The Blonde was in high anticipation of a photographic mecca….now, I know we should have realized this but we were genuinely surprised by the number of tourists visiting…so to start with we found it hard to get a campsite and when we did we were equally astonished by the price…but hey, this is Niagara Falls. Jumping on the tram to get to the Falls from the campsite was a breeze…but as we got closer we realized the emphasis was more towards entertainment rather than necessarily the spectacle and I honestly do not believe we have seen so many fast food places in one area anywhere else in the world. On the tram ride back to the campground, which was only 4 miles, I counted twelve McDonald's alone!
Lady Of The Mist, taking another boatload of passengers to the foot of the main falls.
You want to get close...you're going to get wet...and nice rainbow forming over Lady In The Mist.
To be fair, we did get some good shots after we had muscled our way through the crowds but the whole tackiness of the place overshadowed the experience, certainly as far as I was concerned…therefore for me it was a genuine case of…been there, seen that….and probably won’t bother to come back again…and that I guess is what a very large majority of the people there were feeling or achieving as well.

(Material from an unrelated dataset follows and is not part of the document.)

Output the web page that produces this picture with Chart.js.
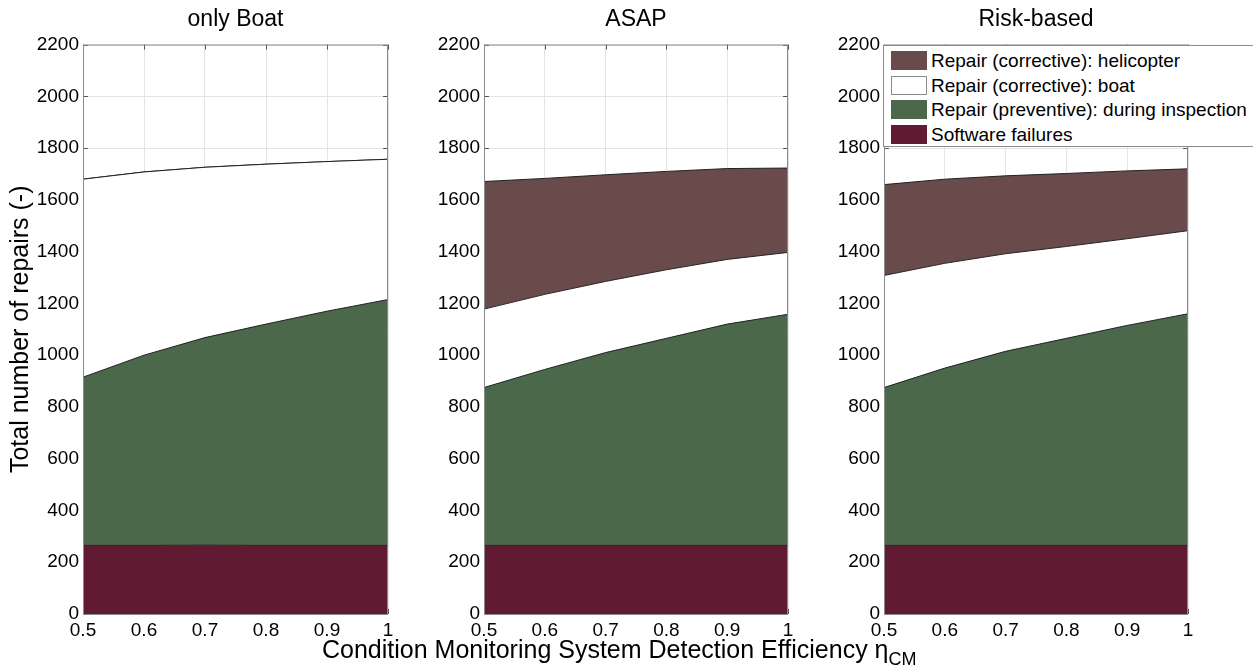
<!DOCTYPE html>
<html>
<head>
<meta charset="utf-8">
<script src="https://cdn.jsdelivr.net/npm/chart.js@4.4.1/dist/chart.umd.min.js"></script>
<style>
  html, body { margin: 0; padding: 0; background: #fff; }
  #wrap { position: relative; width: 1253px; height: 672px; overflow: hidden;
          font-family: "Liberation Sans", Arial, sans-serif; color: #000; }
  canvas { position: absolute; top: 0; }
  #xtitle { position: absolute; left: 322px; top: 634px; font-size: 25px; line-height: 30px; white-space: nowrap; }
  #xtitle sub { font-size: 18px; vertical-align: -7px; }
  #legend { position: absolute; left: 883px; top: 45px; width: 372px; height: 102px;
            border: 1px solid #8a8a8a; background: #fff; box-sizing: border-box; }
  .row { position: absolute; left: 7px; height: 19px; font-size: 19px; line-height: 19px; white-space: nowrap; }
  .sw { position: absolute; left: 0; top: 0; width: 36px; height: 19px; box-sizing: border-box; }
  .lbl { position: absolute; left: 40px; top: 0; }
</style>
</head>
<body>
<div id="wrap">
  <canvas id="c0" width="400" height="672" style="left:0px"></canvas>
  <canvas id="c1" width="400" height="672" style="left:400px"></canvas>
  <canvas id="c2" width="453" height="672" style="left:800px"></canvas>
  <div id="xtitle">Condition Monitoring System Detection Efficiency η<sub>CM</sub></div>
  <div id="legend"></div>
</div>
<script>
// Detection efficiency of the condition monitoring system
const etaCM = [0.5, 0.6, 0.7, 0.8, 0.9, 1.0];
const yTicks = { min: 0, max: 2200, step: 200 };
const xTicks = { min: 0.5, max: 1, step: 0.1 };

const panelTitles = ['only Boat', 'ASAP', 'Risk-based'];
const seriesLabels = [
  'Software failures',
  'Repair (preventive): during inspection',
  'Repair (corrective): boat',
  'Repair (corrective): helicopter'
];
const seriesColors = ['#621a33', '#4b684b', '#ffffff', '#6a4b4c'];

// Number of repairs per layer (stacked bottom to top)
// only Boat
const onlyBoatSoftware   = [265, 265, 266, 265, 265, 265];
const onlyBoatPreventive = [650, 735, 802, 855, 905, 950];
const onlyBoatBoat       = [765, 708, 658, 618, 578, 542];
const onlyBoatHeli       = [0, 0, 0, 0, 0, 0];
// ASAP
const asapSoftware   = [265, 265, 265, 265, 265, 265];
const asapPreventive = [610, 680, 745, 800, 855, 893];
const asapBoat       = [303, 290, 275, 265, 250, 239];
const asapHeli       = [493, 448, 412, 380, 351, 326];
// Risk-based
const riskSoftware   = [265, 265, 265, 265, 265, 265];
const riskPreventive = [610, 685, 750, 800, 850, 895];
const riskBoat       = [433, 405, 377, 355, 335, 321];
const riskHeli       = [351, 325, 301, 282, 262, 239];

const panels = [
  [onlyBoatSoftware, onlyBoatPreventive, onlyBoatBoat, onlyBoatHeli],
  [asapSoftware, asapPreventive, asapBoat, asapHeli],
  [riskSoftware, riskPreventive, riskBoat, riskHeli]
];

// plot-area geometry of each panel inside its canvas
const panelLayout = [
  { yWidth: 83, right: 12 },
  { yWidth: 84, right: 12 },
  { yWidth: 84, right: 65 }
];

const FONT = '"Liberation Sans", Arial, sans-serif';

// plain number labels: 2200, 0.5 ... 1
const plainLabel = v => String(Number(Number(v).toFixed(2)));

// box around the plot area plus inward tick marks
const framePlugin = {
  id: 'frame',
  beforeDatasetsDraw(chart) {
    const { ctx, chartArea: a, scales: { x, y } } = chart;
    ctx.save();
    ctx.strokeStyle = '#555';
    ctx.lineWidth = 1;
    ctx.beginPath();
    x.ticks.forEach(t => {
      const px = Math.round(x.getPixelForValue(t.value)) + 0.5;
      ctx.moveTo(px, a.top); ctx.lineTo(px, a.top + 5);
      ctx.moveTo(px, a.bottom); ctx.lineTo(px, a.bottom - 5);
    });
    y.ticks.forEach(t => {
      const py = Math.round(y.getPixelForValue(t.value)) + 0.5;
      ctx.moveTo(a.left, py); ctx.lineTo(a.left + 5, py);
      ctx.moveTo(a.right, py); ctx.lineTo(a.right - 5, py);
    });
    ctx.stroke();
    ctx.restore();
  },
  afterDatasetsDraw(chart) {
    const { ctx, chartArea: a } = chart;
    ctx.save();
    ctx.strokeStyle = '#8a8a8a';
    ctx.lineWidth = 1;
    ctx.strokeRect(a.left + 0.5, a.top + 0.5, a.right - a.left - 1, a.bottom - a.top);
    ctx.restore();
  }
};

function makeDatasets(layers) {
  return layers.map((vals, i) => ({
    label: seriesLabels[i],
    data: vals.map((v, k) => ({ x: etaCM[k], y: v })),
    backgroundColor: seriesColors[i],
    borderColor: '#222',
    borderWidth: 1,
    pointRadius: 0,
    tension: 0,
    fill: i === 0 ? 'origin' : '-1'
  }));
}

const charts = panels.map((layers, p) => {
  const lay = panelLayout[p];
  return new Chart(document.getElementById('c' + p), {
    type: 'line',
    data: { datasets: makeDatasets(layers) },
    options: {
      responsive: false,
      animation: false,
      events: [],
      layout: { padding: { top: 0, right: lay.right, bottom: 0, left: 0 } },
      plugins: {
        legend: { display: false },
        tooltip: { enabled: false },
        title: {
          display: true,
          text: panelTitles[p],
          fullSize: false,
          color: '#000',
          font: { family: FONT, size: 23, weight: 'normal', lineHeight: 1.2 },
          padding: { top: 6, bottom: 11 }
        }
      },
      scales: {
        x: {
          type: 'linear',
          min: xTicks.min, max: xTicks.max,
          afterFit: s => { s.height = 58; s.paddingLeft = 0; s.paddingRight = 0; },
          grid: { color: '#e4e4e4', drawTicks: false },
          border: { display: false },
          ticks: { stepSize: xTicks.step, padding: 5, color: '#000', maxRotation: 0,
                   callback: plainLabel,
                   font: { family: FONT, size: 19 } }
        },
        y: {
          stacked: true,
          min: yTicks.min, max: yTicks.max,
          afterFit: s => { s.width = lay.yWidth; s.paddingTop = 0; s.paddingBottom = 0; },
          grid: { color: '#e4e4e4', drawTicks: false },
          border: { display: false },
          ticks: { stepSize: yTicks.step, padding: 4, color: '#000',
                   callback: plainLabel,
                   font: { family: FONT, size: 19 } },
          title: {
            display: p === 0,
            text: 'Total number of repairs (-)',
            color: '#000',
            font: { family: FONT, size: 25, lineHeight: 1.2 },
            padding: { top: 6, bottom: 0 }
          }
        }
      }
    },
    plugins: [framePlugin]
  });
});

// legend in the last panel, top entry first
(function buildLegend() {
  const box = document.getElementById('legend');
  const ds = charts[2].data.datasets.slice().reverse();
  ds.forEach((d, i) => {
    const row = document.createElement('div');
    row.className = 'row';
    row.style.top = (5 + i * 24.7) + 'px';
    const sw = document.createElement('div');
    sw.className = 'sw';
    sw.style.background = d.backgroundColor;
    sw.style.border = '1px solid ' + (d.backgroundColor === '#ffffff' ? '#8a8a8a' : d.backgroundColor);
    const lbl = document.createElement('span');
    lbl.className = 'lbl';
    lbl.textContent = d.label;
    row.appendChild(sw);
    row.appendChild(lbl);
    box.appendChild(row);
  });
})();
</script>
</body>
</html>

It is impressive, but Iguazu Falls it is not and there maybe the crux of the matter as far as we were concerned. Had we not have been to Iguazu prior to seeing Niagara, just maybe we would have been more impressed.
At their best? Nightime photos with the falls all lit up.
Back on the road again and another border crossing….Ontario into New York State….as you would expect, this is a very busy crossing point but we were not delayed for too long and we were not stopped for a search…so we were quickly out of Buffalo and heading west along the shore of Lake Erie to Ohio. This was again new territory for us….into “The Rust Belt”.
Auto plant which used to supply parts to Ford.
The Rust Belt is a term for the region straddling the upper North-Eastern United States, the Great Lakes, and the Midwest States, referring to economic decline, population loss, and urban decay due to the shrinking of its once-powerful industrial sector. The rapid economic development following the Civil War laid the groundwork for the modern U.S. industrial economy. An explosion of new discoveries and inventions took place, causing such major changes that some termed the results a "second industrial revolution." The "Gilded Age" of the second half of the 19th century was the birth of tycoons. Many Americans came to idealize these businessmen who amassed vast financial empires. Often their success lay in seeing the potential for a new service or product, as John D. Rockefeller did with oil. They were fierce competitors. Other giants in addition to Rockefeller and Ford included Jay Gould, who made his money in railroads; J. Pierpont Morgan, banking; and Andrew Carnegie, steel. “Some tycoons were honest according to business standards of their day; others, however, used force, bribery, and guile to achieve their wealth and power. For better or worse, business interests acquired significant influence over government.”
Old grain elevators now defunct.
Oil was discovered in western Pennsylvania. The typewriter was developed. Refrigeration railroad cars came into use. The telephone, phonograph, and electric light were invented. And by the dawn of the 20th century, cars were replacing carriages and people were flying in airplanes. Between 1890 and 1930, migrants from Europe and the American South came to the region in search of work. During the World War II era, the economy was fueled by a developing manufacturing sector and a high demand for steel. By the 1960s and 1970s, increased globalization and competition from overseas factories caused the downfall of this industrial center. The designation “Rust Belt” originated at this time because of the deterioration of the industrial region.
Old steel plant now mothballed and left to rust.
We were really taken aback by the sheer number of large industrial buildings of all shapes and sizes, now deserted, abandoned and in total decay. I don’t believe either of us had had any real idea what happened to this area and of course the impact its decline has had on the local people. It was also a real indicator to us for the first time what a dramatic change in fortunes there was in this area, and how this was now playing out in the political arena of a pending presidential election….and so it transpired.